Canadian retail executives discussed the unique opportunities and challenges, such as seasonality and peak-demand times related to the campus environment at SHURE-Vancouver.

Retailers Starbucks and Loblaw Discuss On-Campus Strategy in Response to Surging Enrollments and New International Students

September 13, 2023

SHURE Initiative


How do retailers view campus opportunities? This question was central in a session by David Ian Gray of DIG 360 at SHURE-Vancouver. Neena Arora, Sr. National Account Executive at Starbucks, and Kieran Janes, Manager of Real Estate at Loblaw Companies, participated in the session. Both retailers agreed that university settings are increasingly important environments for expansion, especially with growing student populations and online ordering. However, the off-season can be more challenging for big box retailers like Loblaw.

Starbucks is bullish on its campus expansion plans, operating 74 stores in Canadian university environments, an increase of approximately 50 in the last ten years. According to Neena Arora, Sr. National Account Executive, there is an opportunity to double the university store footprint. “There are some campuses that need more locations and some that we need to get on, so it’s a big focus for us.”

For Starbucks, it’s not just about getting a cup of coffee in somebody’s hands, but it’s about improving community study spaces, creating better experiences for faculty through mobile and pick-up, and how to cater to the various customer needs on campus uniquely.

For universities and retailers, the rise of international students has been front and center, presenting a unique opportunity and challenge. Currently, approximately 800,000 non-Canadian students are studying in the country. According to Arora, there’s a comforting factor for those students when they can get the same Starbucks beverage in their home country and while in school in Canada.

“When I’m in New Delhi, I want my Grande Americano Misto with almond milk. And I can get the same drink at UBC in Vancouver. And there’s something comforting about that,” according to Arora.

Gray and Arora discussed the Starbucks campus licensing program, its inauguration, and future growth.

Arora noted that Starbucks is more bullish about post-secondary institutions than ten years ago. Initially, she said post-secondary institutions for Starbucks were more of an exploratory or reactive business plan, and now it’s more strategic. “We have had an opportunity to grow at a significant pace, and so my team’s role is going and hunting out those new locations.”

For Loblaw, a Canadian retailer encompassing corporate and franchise supermarkets, most stores are off campus, but the company vision may change.

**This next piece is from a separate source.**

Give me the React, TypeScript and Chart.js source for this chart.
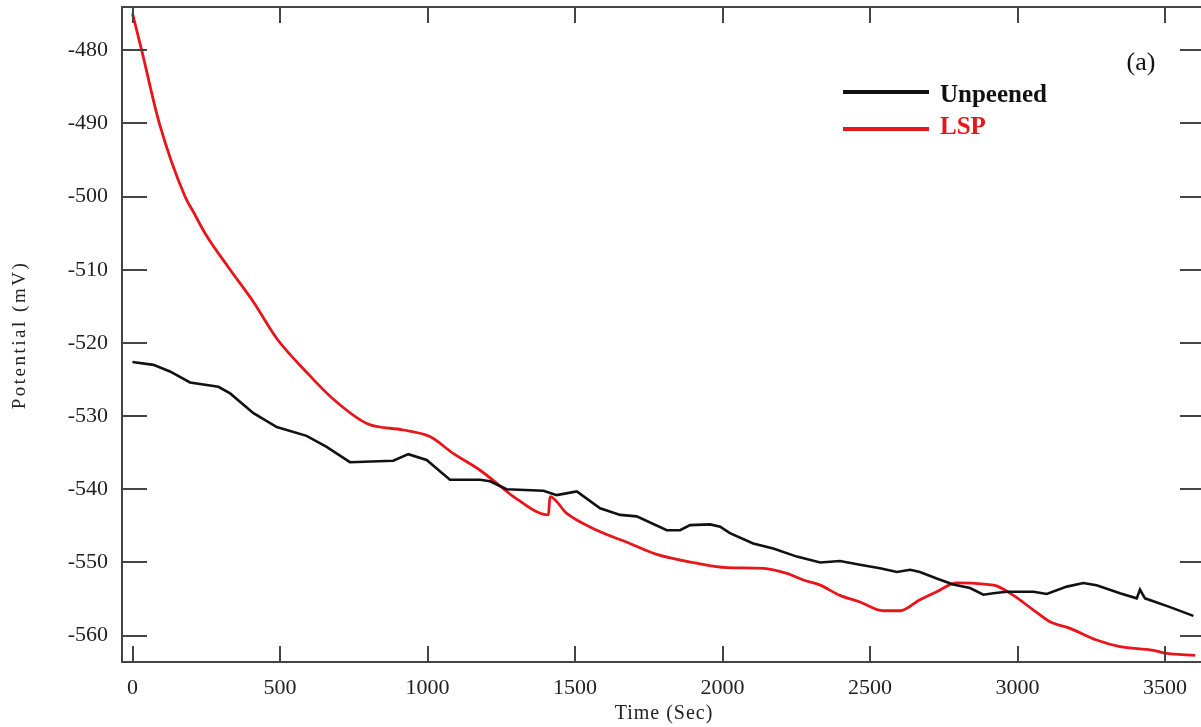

“We have several food stores that are located just off of campus that do an excellent job trading on to these campuses; however, we do lack that presence right now for food stores on physical campuses,” according to Kieran Janes, Manager – Real Estate, Loblaw Companies Limited. “That’s something that we’re actively trying to change and are very interested in changing because it’s just another opportunity for us to grow our network and expand our brands.”

For Loblaw, the university campus is challenging due to its big-box status and building a large footprint on campus. According to Janes, each campus is unique. “Case by case basis is where the demographic what is the offering that’s best tailored towards each university. “It’s going to be unique for each campus that you’re looking at, and so that’s something that we’re eager to start exploring,” said Janes.

For the future, Arora of Starbucks said that her firm likes to be on campus and infuse a positive influence. Arora said that in Starbucks’s first store on a university campus in Canada, the vision was to create study lounges and study rooms, with store artwork procured by the students. “How do we make it feel and operate like their community store?” asked Arora.

The retailers touched on the mobile aspect of food delivery. Starbucks will launch mobile ordering and pick-up at the University of British Columbia and Simon Fraser University in the coming week. “We’re excited to bring that to our college university segment,” said Arora.

For Loblaw, the campus environment presents a challenge during the off-campus seasonality from May to August and decreased sales. According to Janes, the annualizing of sales, or increase in volume over the 8-9 months when the university is in session, doesn’t make up for the summer off-period. “When you look at it from a grocery perspective, you certainly see the volatility in sales,” said Janes.

Labour is also a challenge for university retailers due to the peaks and valleys of demand when school is in session. Indeed, universities are unique because summers will see less volume of faculty, staff, and students, while in-session periods tend to see demand fluctuate dramatically with a high peak at lunch and dinner. The retailers noted the need to prepare meals in advance to hit peak demand on campus.

The session concluded with moderator David Ian Gray noting that developers and retailers need to see eye to eye, and there has to be alignment between the landlord and retailer at the end of the day.